§ What to produce:
Print the records below exactly, from the line containing "Output the web" down to the line containing "const y = d3.scaleLinear().domain([0, 350]).range([B, T]);", both lines included, and omit every picture.

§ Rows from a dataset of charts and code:
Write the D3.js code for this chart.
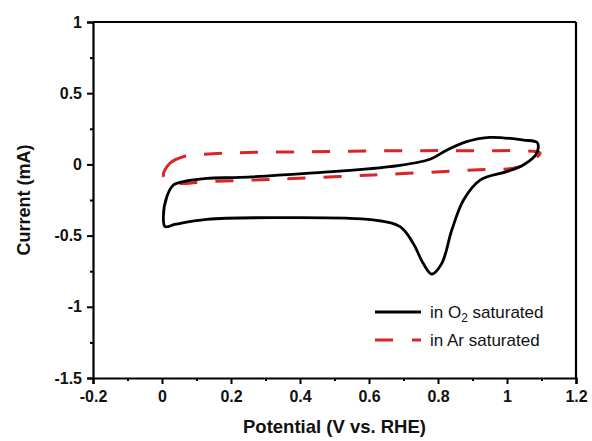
<!DOCTYPE html>
<html>
<head>
<meta charset="utf-8">
<script src="https://cdn.jsdelivr.net/npm/d3@7"></script>
<style>
  body { margin: 0; background: #fff; }
  svg { font-family: "Liberation Sans", Arial, sans-serif; }
</style>
</head>
<body>
<svg width="592" height="441"></svg>
<script>
// O2 saturated CV loop, [potential V, current mA]
const o2Potential = [0.009, 0.04, 0.13, 0.323, 0.612, 0.69, 0.728, 0.757, 0.782, 0.811, 0.840, 0.874, 0.922, 0.999, 1.047, 1.086, 1.088, 1.047, 0.951, 0.883, 0.825, 0.777, 0.661, 0.419, 0.226, 0.13, 0.062, 0.033, 0.014, 0.004];
const o2Current   = [-0.437, -0.42, -0.386, -0.374, -0.39, -0.437, -0.554, -0.695, -0.770, -0.695, -0.461, -0.25, -0.110, -0.051, -0.004, 0.078, 0.152, 0.171, 0.19, 0.16, 0.10, 0.036, -0.016, -0.063, -0.091, -0.098, -0.121, -0.145, -0.227, -0.367];

// Ar saturated CV loop
const arPotential = [0.004, 0.023, 0.062, 0.178, 0.419, 0.709, 0.902, 1.086, 1.096, 1.038, 0.902, 0.612, 0.323, 0.13, 0.042, 0.015];
const arCurrent   = [-0.074, 0.008, 0.054, 0.078, 0.089, 0.096, 0.096, 0.089, 0.078, -0.016, -0.039, -0.074, -0.105, -0.121, -0.133, -0.115];

const xTicks = [-0.2, 0, 0.2, 0.4, 0.6, 0.8, 1, 1.2];
const yTicks = [1, 0.5, 0, -0.5, -1, -1.5];
const seriesNames = ["in O", "in Ar saturated"];

const svg = d3.select("svg");
const mLeft = 93, mRight = 576, mTop = 22, mBottom = 378;

const x = d3.scaleLinear().domain([-0.2, 1.2]).range([mLeft, mRight]);
const y = d3.scaleLinear().domain([-1.5, 1]).range([mBottom, mTop]);

// minor ticks
const xMinor = d3.range(-0.1, 1.2, 0.2);
const yMinor = d3.range(-1.25, 1, 0.5);

const fmt = d => String(+d.toFixed(1)); // plain hyphen minus like the original

svg.append("g").attr("transform", `translate(0,${mBottom})`)
  .call(d3.axisBottom(x).tickValues(xTicks).tickSize(6).tickPadding(7).tickFormat(fmt));
svg.append("g").attr("transform", `translate(${mLeft},0)`)
  .call(d3.axisLeft(y).tickValues(yTicks).tickSize(6).tickPadding(5).tickFormat(fmt));

svg.append("g").attr("transform", `translate(0,${mBottom})`)
  .call(d3.axisBottom(x).tickValues(xMinor).tickSize(3).tickFormat(""))
  .select(".domain").remove();
svg.append("g").attr("transform", `translate(${mLeft},0)`)
  .call(d3.axisLeft(y).tickValues(yMinor).tickSize(3).tickFormat(""))
  .select(".domain").remove();

svg.selectAll(".domain").attr("stroke-width", 2.2);
svg.selectAll(".tick line").attr("stroke-width", 2);
svg.selectAll(".tick text")
  .attr("font-size", 16).attr("font-weight", "bold").attr("fill", "#111");

// top and right frame lines
svg.append("line").attr("x1", mLeft).attr("x2", mRight).attr("y1", mTop).attr("y2", mTop)
  .attr("stroke", "#000").attr("stroke-width", 2.2);
svg.append("line").attr("x1", mRight).attr("x2", mRight).attr("y1", mTop).attr("y2", mBottom)
  .attr("stroke", "#000").attr("stroke-width", 2.2);

// curves
const line = d3.line().x(d => x(d[0])).y(d => y(d[1])).curve(d3.curveCatmullRomClosed.alpha(0.5));

svg.append("path")
  .datum(d3.zip(arPotential, arCurrent))
  .attr("d", line)
  .attr("fill", "none").attr("stroke", "#d92525").attr("stroke-width", 3)
  .attr("stroke-dasharray", "18,18");

svg.append("path")
  .datum(d3.zip(o2Potential, o2Current))
  .attr("d", line)
  .attr("fill", "none").attr("stroke", "#000").attr("stroke-width", 2.8);

// legend
const lg = svg.append("g");
lg.append("line").attr("x1", 375).attr("x2", 421).attr("y1", 312).attr("y2", 312)
  .attr("stroke", "#000").attr("stroke-width", 2.8);
lg.append("line").attr("x1", 375).attr("x2", 421).attr("y1", 340).attr("y2", 340)
  .attr("stroke", "#d92525").attr("stroke-width", 3).attr("stroke-dasharray", "18,19");
const t1 = lg.append("text").attr("x", 430).attr("y", 318).attr("font-size", 17).attr("fill", "#111");
t1.append("tspan").text(seriesNames[0]);
t1.append("tspan").attr("font-size", 12).attr("dy", 4).text("2");
t1.append("tspan").attr("dy", -4).text(" saturated");
lg.append("text").attr("x", 430).attr("y", 346).attr("font-size", 17).attr("fill", "#111")
  .text(seriesNames[1]);

// axis titles
svg.append("text").attr("x", (mLeft + mRight) / 2).attr("y", 433)
  .attr("text-anchor", "middle").attr("font-size", 18.5).attr("font-weight", "bold")
  .attr("fill", "#111").text("Potential (V vs. RHE)");
svg.append("text").attr("transform", `translate(30,${(mTop + mBottom) / 2}) rotate(-90)`)
  .attr("text-anchor", "middle").attr("font-size", 18).attr("font-weight", "bold")
  .attr("fill", "#111").text("Current (mA)");
</script>
</body>
</html>
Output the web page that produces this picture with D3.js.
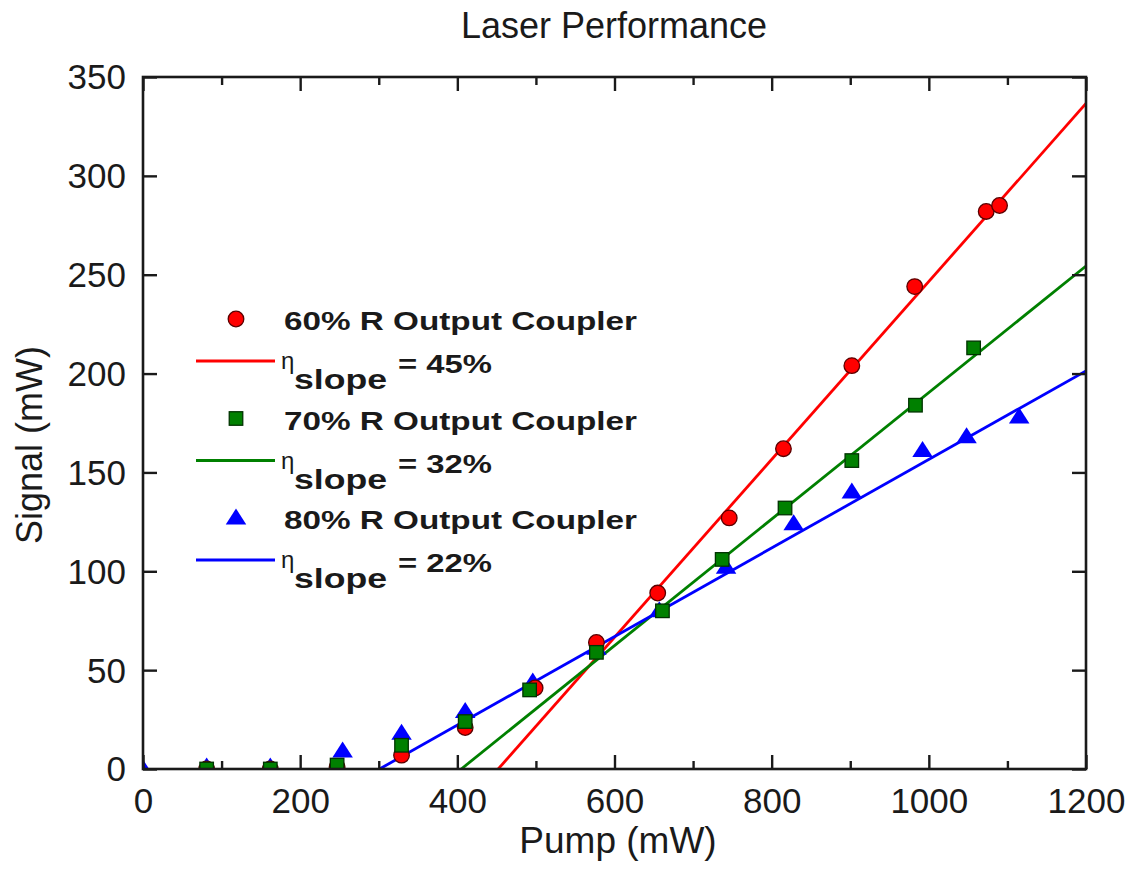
<!DOCTYPE html>
<html>
<head>
<meta charset="utf-8">
<script src="https://cdn.jsdelivr.net/npm/d3@7/dist/d3.min.js"></script>
<style>
  html, body { margin: 0; padding: 0; background: #fff; }
  svg { display: block; }
  text { font-family: "Liberation Sans", Arial, Helvetica, sans-serif; fill: #1a1a1a; }
</style>
</head>
<body>
<svg id="chart" width="1135" height="869"></svg>
<script>
// Pump power (mW) and measured signal (mW) for each output coupler
const pump60 = [81, 162, 247, 329, 410, 499, 577, 655, 746, 815, 902, 982, 1073, 1090];
const signal60 = [0, 0, 1, 7, 21, 41, 64, 89, 127, 162, 204, 244, 282, 285];

const pump70 = [81, 162, 247, 329, 410, 492, 577, 661, 737, 817, 902, 983, 1057];
const signal70 = [0, 0, 2, 12, 24, 40, 59, 80, 106, 132, 156, 184, 213];

const pump80 = [0, 81, 162, 254, 329, 410, 496, 577, 657, 742, 828, 902, 992, 1048, 1115];
const signal80 = [0, 1, 1, 9, 18, 29, 44, 61, 80, 102, 124, 140, 161, 168, 178];

// Linear fits: threshold pump (mW) and slope efficiency
const fitThreshold = [452, 405, 301];
const fitSlope = [0.45, 0.32, 0.224];

const seriesNames = ["60% R Output Coupler", "70% R Output Coupler", "80% R Output Coupler"];
const seriesColors = ["#ff0000", "#008000", "#0000ff"];
const seriesStroke = ["#5a0000", "#003300", "#0000ff"];
const seriesShapes = ["circle", "square", "triangle"];

const xTicks = [0, 200, 400, 600, 800, 1000, 1200];
const xMinorTicks = [100, 300, 500, 700, 900, 1100];
const yTicks = [0, 50, 100, 150, 200, 250, 300, 350];

const svg = d3.select("#chart");
const L = 143, R = 1086, T = 77, B = 769;

const x = d3.scaleLinear().domain([0, 1200]).range([L, R]);
const y = d3.scaleLinear().domain([0, 350]).range([B, T]);

// Title and axis titles
svg.append("text").attr("x", 614).attr("y", 38).attr("text-anchor", "middle")
  .style("font-size", "36px").text("Laser Performance");
svg.append("text").attr("x", 618).attr("y", 853).attr("text-anchor", "middle")
  .style("font-size", "37px").text("Pump (mW)");
svg.append("text").attr("transform", "translate(42,445) rotate(-90)").attr("text-anchor", "middle")
  .style("font-size", "36px").text("Signal (mW)");

// Clip region for plotted data
svg.append("defs").append("clipPath").attr("id", "plotClip")
  .append("rect").attr("x", L).attr("y", T).attr("width", R - L).attr("height", B - T);

const plot = svg.append("g").attr("clip-path", "url(#plotClip)");

// Fit lines
const lineGen = d3.line().x(d => x(d[0])).y(d => y(d[1]));
fitThreshold.forEach((x0, i) => {
  const pts = [[x0, 0], [1200, fitSlope[i] * (1200 - x0)]];
  plot.append("path").attr("d", lineGen(pts))
    .attr("fill", "none").attr("stroke", seriesColors[i]).attr("stroke-width", 2.8);
});

// Marker drawing
function drawMarker(g, shape, cx, cy, fill, stroke) {
  if (shape === "circle") {
    g.append("circle").attr("cx", cx).attr("cy", cy).attr("r", 7.8)
      .attr("fill", fill).attr("stroke", stroke).attr("stroke-width", 1.3);
  } else if (shape === "square") {
    const s = 13.5;
    g.append("rect").attr("x", cx - s / 2).attr("y", cy - s / 2).attr("width", s).attr("height", s)
      .attr("fill", fill).attr("stroke", stroke).attr("stroke-width", 1.3);
  } else {
    const w = 20.5, h = 16;
    const p = d3.path();
    p.moveTo(cx, cy - h * 0.6);
    p.lineTo(cx + w / 2, cy + h * 0.4);
    p.lineTo(cx - w / 2, cy + h * 0.4);
    p.closePath();
    g.append("path").attr("d", p.toString()).attr("fill", fill);
  }
}

const pumps = [pump60, pump70, pump80];
const signals = [signal60, signal70, signal80];
// blue first, then red, then green on top
[2, 0, 1].forEach(i => {
  const g = plot.append("g");
  pumps[i].forEach((p, k) => {
    drawMarker(g, seriesShapes[i], x(p), y(signals[i][k]), seriesColors[i], seriesStroke[i]);
  });
});

// Axes with inward ticks
const axisColor = "#1a1a1a";
function styleAxis(g) {
  g.select(".domain").remove();
  g.selectAll(".tick line").attr("stroke", axisColor).attr("stroke-width", 2.4);
  g.selectAll(".tick text").style("font-size", "35px").attr("fill", axisColor);
}

svg.append("g").attr("transform", `translate(0,${B})`)
  .call(d3.axisBottom(x).tickValues(xTicks).tickSize(-14).tickPadding(19).tickFormat(d3.format("d")))
  .call(styleAxis);
svg.append("g").attr("transform", `translate(0,${B})`)
  .call(d3.axisBottom(x).tickValues(xMinorTicks).tickSize(-8).tickFormat(""))
  .call(styleAxis);
svg.append("g").attr("transform", `translate(0,${T})`)
  .call(d3.axisTop(x).tickValues(xTicks).tickSize(-14).tickFormat(""))
  .call(styleAxis);
svg.append("g").attr("transform", `translate(0,${T})`)
  .call(d3.axisTop(x).tickValues(xMinorTicks).tickSize(-8).tickFormat(""))
  .call(styleAxis);
svg.append("g").attr("transform", `translate(${L},0)`)
  .call(d3.axisLeft(y).tickValues(yTicks).tickSize(-14).tickPadding(17).tickFormat(d3.format("d")))
  .call(styleAxis)
  .selectAll(".tick text").attr("dy", "0.34em");
svg.append("g").attr("transform", `translate(${R},0)`)
  .call(d3.axisRight(y).tickValues(yTicks).tickSize(-14).tickFormat(""))
  .call(styleAxis);

// Frame
svg.append("rect").attr("x", L).attr("y", T).attr("width", R - L).attr("height", B - T)
  .attr("fill", "none").attr("stroke", axisColor).attr("stroke-width", 2.6);

// Legend
const legend = svg.append("g");
const rowGap = 99.5;
seriesNames.forEach((name, i) => {
  const dy = i * rowGap;
  drawMarker(legend, seriesShapes[i], 236, 319 + dy, seriesColors[i], seriesStroke[i]);
  legend.append("text").attr("x", 284).attr("y", 330 + dy)
    .style("font-size", "26px").style("font-weight", "bold")
    .attr("textLength", 353).attr("lengthAdjust", "spacingAndGlyphs").text(name);
  legend.append("line").attr("x1", 196).attr("x2", 275).attr("y1", 361 + dy).attr("y2", 361 + dy)
    .attr("stroke", seriesColors[i]).attr("stroke-width", 2.8);
  legend.append("text").attr("x", 281).attr("y", 369 + dy)
    .style("font-size", "24px").text("η");
  legend.append("text").attr("x", 294).attr("y", 389 + dy)
    .style("font-size", "27px").style("font-weight", "bold")
    .attr("textLength", 93).attr("lengthAdjust", "spacingAndGlyphs").text("slope");
  legend.append("text").attr("x", 398).attr("y", 373 + dy)
    .style("font-size", "26px").style("font-weight", "bold")
    .attr("textLength", 94).attr("lengthAdjust", "spacingAndGlyphs")
    .text("= " + Math.round(fitSlope[i] * 100) + "%");
});
</script>
</body>
</html>
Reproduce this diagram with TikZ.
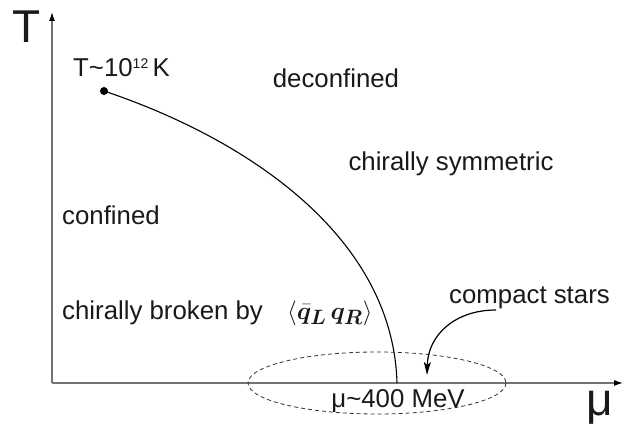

§ Written reply:
Output the web page that produces this picture with D3.js.
<!DOCTYPE html>
<html>
<head>
<meta charset="utf-8">
<script src="https://cdn.jsdelivr.net/npm/d3@7/dist/d3.min.js"></script>
<style>
  html, body { margin: 0; padding: 0; background: #fff; }
  svg { display: block; }
  text { font-family: "Liberation Sans", Arial, Helvetica, sans-serif; fill: #1a1a1a; }
</style>
</head>
<body>
<svg id="chart" width="1135" height="869"></svg>
<script>
// Pump power (mW) and measured signal (mW) for each output coupler
const pump60 = [81, 162, 247, 329, 410, 499, 577, 655, 746, 815, 902, 982, 1073, 1090];
const signal60 = [0, 0, 1, 7, 21, 41, 64, 89, 127, 162, 204, 244, 282, 285];

const pump70 = [81, 162, 247, 329, 410, 492, 577, 661, 737, 817, 902, 983, 1057];
const signal70 = [0, 0, 2, 12, 24, 40, 59, 80, 106, 132, 156, 184, 213];

const pump80 = [0, 81, 162, 254, 329, 410, 496, 577, 657, 742, 828, 902, 992, 1048, 1115];
const signal80 = [0, 1, 1, 9, 18, 29, 44, 61, 80, 102, 124, 140, 161, 168, 178];

// Linear fits: threshold pump (mW) and slope efficiency
const fitThreshold = [452, 405, 301];
const fitSlope = [0.45, 0.32, 0.224];

const seriesNames = ["60% R Output Coupler", "70% R Output Coupler", "80% R Output Coupler"];
const seriesColors = ["#ff0000", "#008000", "#0000ff"];
const seriesStroke = ["#5a0000", "#003300", "#0000ff"];
const seriesShapes = ["circle", "square", "triangle"];

const xTicks = [0, 200, 400, 600, 800, 1000, 1200];
const xMinorTicks = [100, 300, 500, 700, 900, 1100];
const yTicks = [0, 50, 100, 150, 200, 250, 300, 350];

const svg = d3.select("#chart");
const L = 143, R = 1086, T = 77, B = 769;

const x = d3.scaleLinear().domain([0, 1200]).range([L, R]);
const y = d3.scaleLinear().domain([0, 350]).range([B, T]);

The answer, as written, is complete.